Buddy Hobba, the president of Trax-Fax, Inc., left his 1978 Ford flat-bed truck at appellee Little's service station for repairs. As the service station was closed, and consistent with the customary practice between the parties, Hobba locked his truck and slid the keys under the door of the station office. A week later Hobba went by the station to get some tools from the truck and discovered it was missing. Little thought Hobba had picked up his truck a day or two earlier and had not told him. It was never recovered and Hobba brought an action to recover the value of the vehicle contending appellee breached his duty as a bailee by failing to return the truck. A bench trial was held and the court found the appellee exercised the ordinary care required of him as a bailee. On appeal, Hobba contends the bailee failed to sustain his burden of proving he exercised ordinary diligence in protecting the bailed property and that the court ignored undisputed facts of record which show the bailee did not exercise ordinary care. Held:
It can be argued that a bailment never arose in this case because the bailee did not have exclusive possession of the truck as Hobba admitted he could have retrieved it at will without Little's knowledge. Mossie v. Pilgrim Self-Svs. Storage, 150 Ga. App. 715 (258 SE2d 548) (1979)
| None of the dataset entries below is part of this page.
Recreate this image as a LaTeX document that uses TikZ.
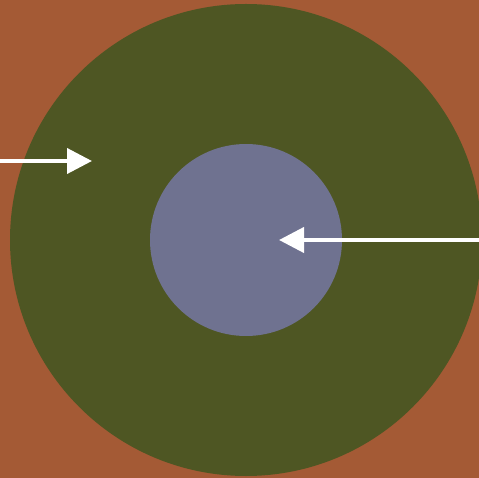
\documentclass[tikz,border=0pt]{standalone}
\usetikzlibrary{arrows.meta}
\definecolor{bgbrown}{HTML}{A45A35}
\definecolor{outergreen}{HTML}{4E5623}
\definecolor{innerblue}{HTML}{6F7290}
\tikzset{
  disc/.style={circle, inner sep=0pt, outer sep=0pt, draw=none},
  whitearrow/.style={draw=white, line width=4pt, -{Triangle[length=25pt,width=25pt,fill=white]}}
}
\begin{document}
\begin{tikzpicture}[x=1pt,y=-1pt]
  \fill[bgbrown] (0,0) rectangle (479,478);
  \useasboundingbox (0,0) rectangle (479,478);
  \node[disc, fill=outergreen, minimum size=472pt] (outer) at (246,240) {};
  \node[disc, fill=innerblue, minimum size=192pt] (inner) at (246,240) {};
  \coordinate (lstart) at (0,161);
  \coordinate (lend) at (92,161);
  \coordinate (rstart) at (479,240);
  \coordinate (rend) at (279,240);
  \draw[whitearrow] (lstart) -- (lend);
  \draw[whitearrow] (rstart) -- (rend);
\end{tikzpicture}
\end{document}
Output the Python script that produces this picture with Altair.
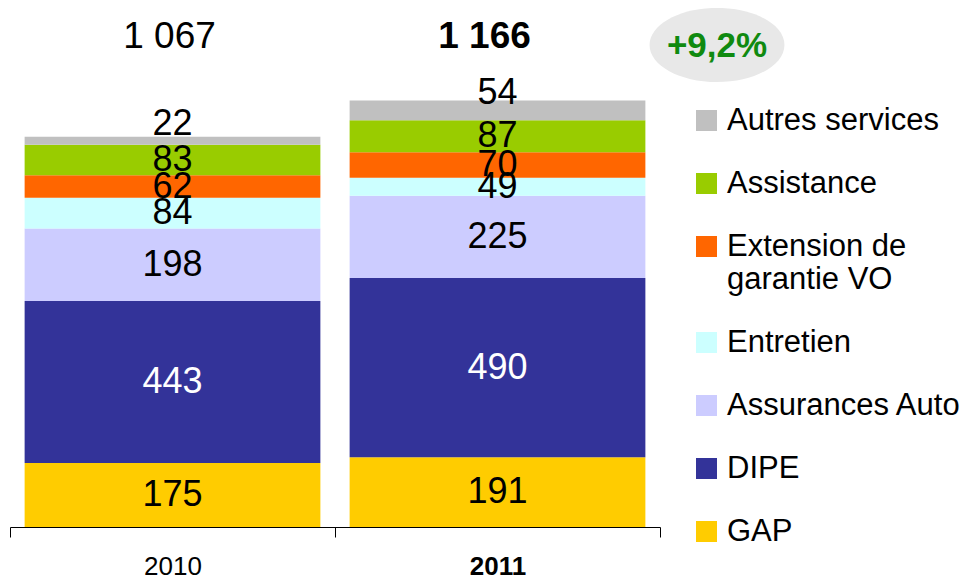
import altair as alt
import pandas as pd

years = ["2010", "2011"]
categories = ["GAP", "DIPE", "Assurances Auto", "Entretien",
              "Extension de garantie VO", "Assistance", "Autres services"]
values_2010 = [175, 443, 198, 84, 62, 83, 22]
values_2011 = [191, 490, 225, 49, 70, 87, 54]
colors = ["#FFCC00", "#333399", "#CCCCFF", "#CCFFFF", "#FF6600", "#99CC00", "#C0C0C0"]
growth_label = ["+9,2%"]

rows = []
for yr, vals in zip(years, [values_2010, values_2011]):
    cum = 0
    for i, (c, v) in enumerate(zip(categories, vals)):
        rows.append(dict(year=yr, cat=c, value=v, rank=i, mid=cum + v / 2))
        cum += v
df = pd.DataFrame(rows)

totals = pd.DataFrame({"year": years, "total": [sum(values_2010), sum(values_2011)]})
totals["label"] = totals["total"].map(lambda t: f"{t:,}".replace(",", " "))

legend_order = categories[::-1]
legend_colors = colors[::-1]

xscale = alt.Scale(domain=years, paddingInner=0, paddingOuter=0)
yscale = alt.Scale(domain=[0, 1400])

x_axis = alt.X(
    "year:N", scale=xscale, title=None,
    axis=alt.Axis(
        labelAngle=0, labelFontSize=26, labelPadding=16, labelColor="black",
        labelFontWeight=alt.ExprRef(expr="datum.value == '2011' ? 'bold' : 'normal'"),
        domainColor="black", tickColor="black", tickSize=10, tickBand="extent",
        domainWidth=1, tickWidth=1, grid=False,
    ),
)

bars = alt.Chart(df).mark_bar(width=alt.RelativeBandSize(0.91)).encode(
    x=x_axis,
    y=alt.Y("value:Q", stack="zero", scale=yscale, axis=None),
    color=alt.Color(
        "cat:N",
        scale=alt.Scale(domain=legend_order, range=legend_colors),
        legend=alt.Legend(
            title=None, orient="none", legendX=681, legendY=90,
            symbolType="square", symbolSize=441, symbolStrokeWidth=0,
            symbolOpacity=1, labelFontSize=31, labelColor="black",
            labelOffset=5, rowPadding=31, labelLimit=400,
            labelExpr="datum.label == 'Extension de garantie VO' ? ['Extension de', 'garantie VO'] : datum.label",
        ),
    ),
    order=alt.Order("rank:Q", sort="ascending"),
)

seg_labels = alt.Chart(df).transform_filter(
    alt.datum.cat != "Autres services"
).mark_text(fontSize=36, baseline="middle").encode(
    x=x_axis,
    y=alt.Y("mid:Q", scale=yscale, axis=None),
    text=alt.Text("value:Q"),
    color=alt.condition(alt.datum.cat == "DIPE", alt.value("white"), alt.value("black")),
)

top_labels = alt.Chart(df).transform_filter(
    alt.datum.cat == "Autres services"
).mark_text(fontSize=36, baseline="middle", dy=-17, color="black").encode(
    x=x_axis,
    y=alt.Y("mid:Q", scale=yscale, axis=None),
    text=alt.Text("value:Q"),
)

tot_normal = alt.Chart(totals).transform_filter(alt.datum.year == "2010").mark_text(
    fontSize=37, baseline="middle", color="black", dx=-3
).encode(x=x_axis, y=alt.value(22), text="label:N")

tot_bold = alt.Chart(totals).transform_filter(alt.datum.year == "2011").mark_text(
    fontSize=37, baseline="middle", fontWeight="bold", color="black", dx=-13
).encode(x=x_axis, y=alt.value(22), text="label:N")

growth_df = pd.DataFrame({"label": growth_label})
ellipse = alt.Chart(growth_df).mark_point(
    shape="M-1,0A1,0.55,0,1,1,1,0A1,0.55,0,1,1,-1,0Z",
    filled=True, color="#E8E8E8", opacity=1, size=18200,
).encode(x=alt.value(707), y=alt.value(30))

growth_text = alt.Chart(growth_df).mark_text(
    fontSize=35, fontWeight="bold", color="#108A10", baseline="middle"
).encode(x=alt.value(707), y=alt.value(31), text="label:N")

chart = alt.layer(
    bars, seg_labels, top_labels, tot_normal, tot_bold, ellipse, growth_text
).properties(
    width=650, height=512,
    autosize=alt.AutoSizeParams(type="none"),
    padding={"left": 2, "top": 7, "right": 300, "bottom": 55},
).configure(font="Liberation Sans").configure_view(stroke=None)

chart.save("out.html", embed_options={"renderer": "svg", "actions": False})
. The court below, however, found a bailment and held that the bailee exercised ordinary care to protect the bailed property. The bailee testified that after he received the vehicle he kept it locked and that the keys were placed inside a locked building. These steps were identical with those utilized by Hobba when he delivered the truck and appellant obviously considered them sufficient protection for his property at that time. At trial, Hobba claims the bailee should have taken the precaution of disabling the vehicle in order to protect it. The evidence showed that the station was lighted at night, located on a heavily traveled road, and that while there had been several minor thefts from the premises only one other vehicle had been stolen in the past five years. Applying the any evidence rule to the court's decision we find there was sufficient evidence to support the finding that the bailee had exercised ordinary care to protect the truck.
Jefferson L. Davis, Jr., for appellee.